Una candela nel buio
Nata come per magia dal suo primo, grande successo, il romanzo La pelle dell’orso (2013), diventato anche un film con Marco Paolini, l’Alta Via dell’Orso è stata la prova che la scrittura può avere una ricaduta tangibile sul territorio non solo di matrice “lirica”, ma anche economica: “Questo percorso naturalistico-letterario ha indicato una strada nuova per lo sviluppo dell’economia turistica di montagna, basato sulla cultura, il rispetto delle tradizioni, l’educazione ambientale e la consapevolezza ecologica”, dichiara Righetto.
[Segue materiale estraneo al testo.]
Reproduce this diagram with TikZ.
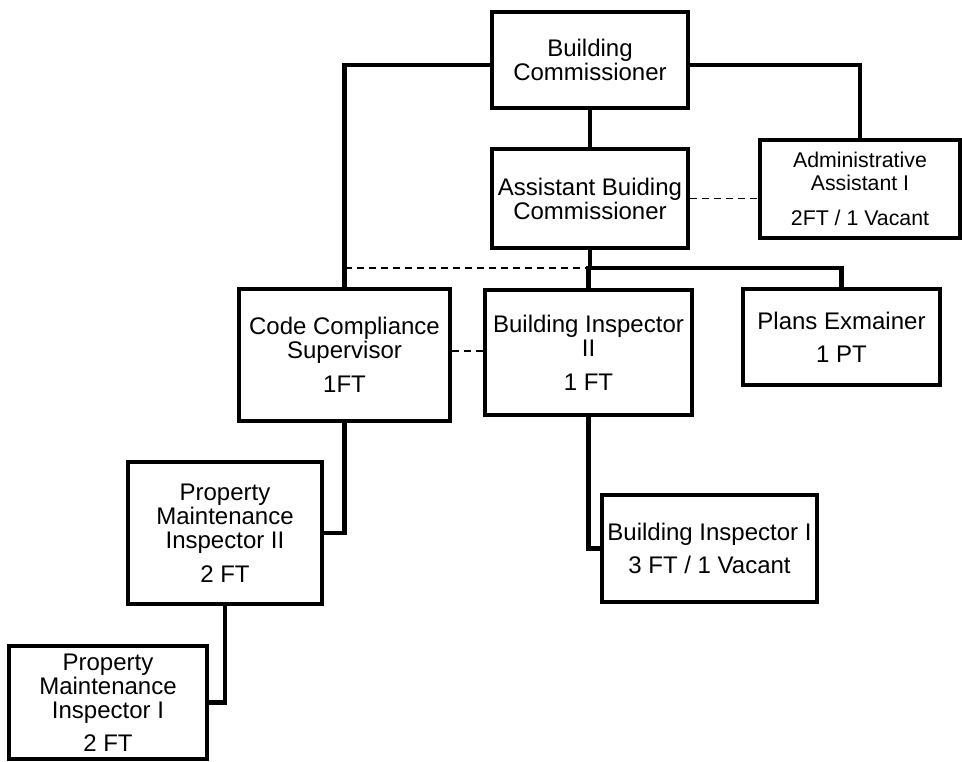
\documentclass[tikz,border=0pt]{standalone}
\usepackage{fontspec}
\setmainfont{Liberation Sans}
\begin{document}
\begin{tikzpicture}[x=1pt,y=-1pt,
  box/.style={draw=black, line width=4pt, rectangle, inner sep=0pt, align=center,
              font=\fontsize{24}{24}\selectfont},
  smallbox/.style={box, font=\fontsize{21.3}{23}\selectfont},
  conn/.style={line width=4.5pt},
  dashc/.style={line width=1.8pt, dash pattern=on 7pt off 5pt}]
\useasboundingbox (0,0) rectangle (962,762);

\node[box, minimum width=196pt, minimum height=96pt] (BC) at (590,60) {Building\\Commissioner};
\node[box, minimum width=196pt, minimum height=99pt] (ABC) at (590,198.5) {Assistant Buiding\\Commissioner};
\node[smallbox, minimum width=200pt, minimum height=98pt] (ADM) at (860,189) {Administrative\\Assistant I\\[12pt]2FT / 1 Vacant};
\node[box, minimum width=211pt, minimum height=132pt] (CCS) at (344.5,355) {Code Compliance\\Supervisor\\[10pt]1FT};
\node[box, minimum width=207pt, minimum height=125pt] (BI2) at (588.5,352.5) {Building Inspector\\II\\[10pt]1 FT};
\node[box, minimum width=197pt, minimum height=96pt] (PE) at (841.5,337) {Plans Exmainer\\[9pt]1 PT};
\node[box, minimum width=194pt, minimum height=142pt] (PMI2) at (225,533) {Property\\Maintenance\\Inspector II\\[10pt]2 FT};
\node[box, minimum width=198pt, minimum height=113pt] (PMI1) at (108,702.5) {Property\\Maintenance\\Inspector I\\[9pt]2 FT};
\node[box, minimum width=215pt, minimum height=107pt] (BI1) at (709.5,548.5) {Building Inspector I\\[9pt]3 FT / 1 Vacant};

\coordinate (bus) at (590,268);

\draw[conn] ([yshift=-5pt]BC.west) -| (CCS.north);
\draw[conn] ([yshift=-5pt]BC.east) -| (ADM.north);
\draw[conn] (BC.south) -- (ABC.north);
\draw[conn] (ABC.south) -- (ABC.south |- bus);
\draw[conn] (BI2.north) |- (PE.north |- bus) -- (PE.north);
\draw[dashc] (CCS.north |- bus) -- (BI2.north |- bus);
\draw[dashc] (ABC.east) -- (ABC.east -| ADM.west);
\draw[dashc] ([yshift=4pt]CCS.east) -- ([yshift=4pt]CCS.east -| BI2.west);
\draw[conn] (CCS.south) |- (PMI2.east);
\draw[conn] (PMI2.south) |- (PMI1.east);
\draw[conn] (BI2.south) |- (BI1.west);
\end{tikzpicture}
\end{document}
Ed è questo un punto importantissimo di tutto il libro, forse anche di tutto Righetto: La strada verso casa costituisce un potente appello alla mobilitazione “morale” di chiunque abbia a cuore la montagna, la natura, gli animali e le piante che la vivono, ma anche gli esseri umani che la custodiscono quotidianamente. L’autore sembra dirci: io ho scritto questo libro, ho scelto di difendere la montagna da scrittore, ma anche tu puoi fare qualcosa, non importa cosa, trova la tua “strada verso casa” se anche te la montagna rende felice. Come direbbero i ladini: “Accendi una candela, invece di maledire l’oscurità”.
Per me la montagna non è mai stata solo un ambiente fisico, geologico e orografico, ma una dimensione esistenziale in cui continuo a cercare, e a volte a ritrovare, me stesso. È, in fondo, uno specchio della mia coscienza, un luogo di grandi domande in un’epoca e in un modo dominati da chi custodisce solo certezze nelle proprie tasche e offre risposte pronte per ogni dubbio.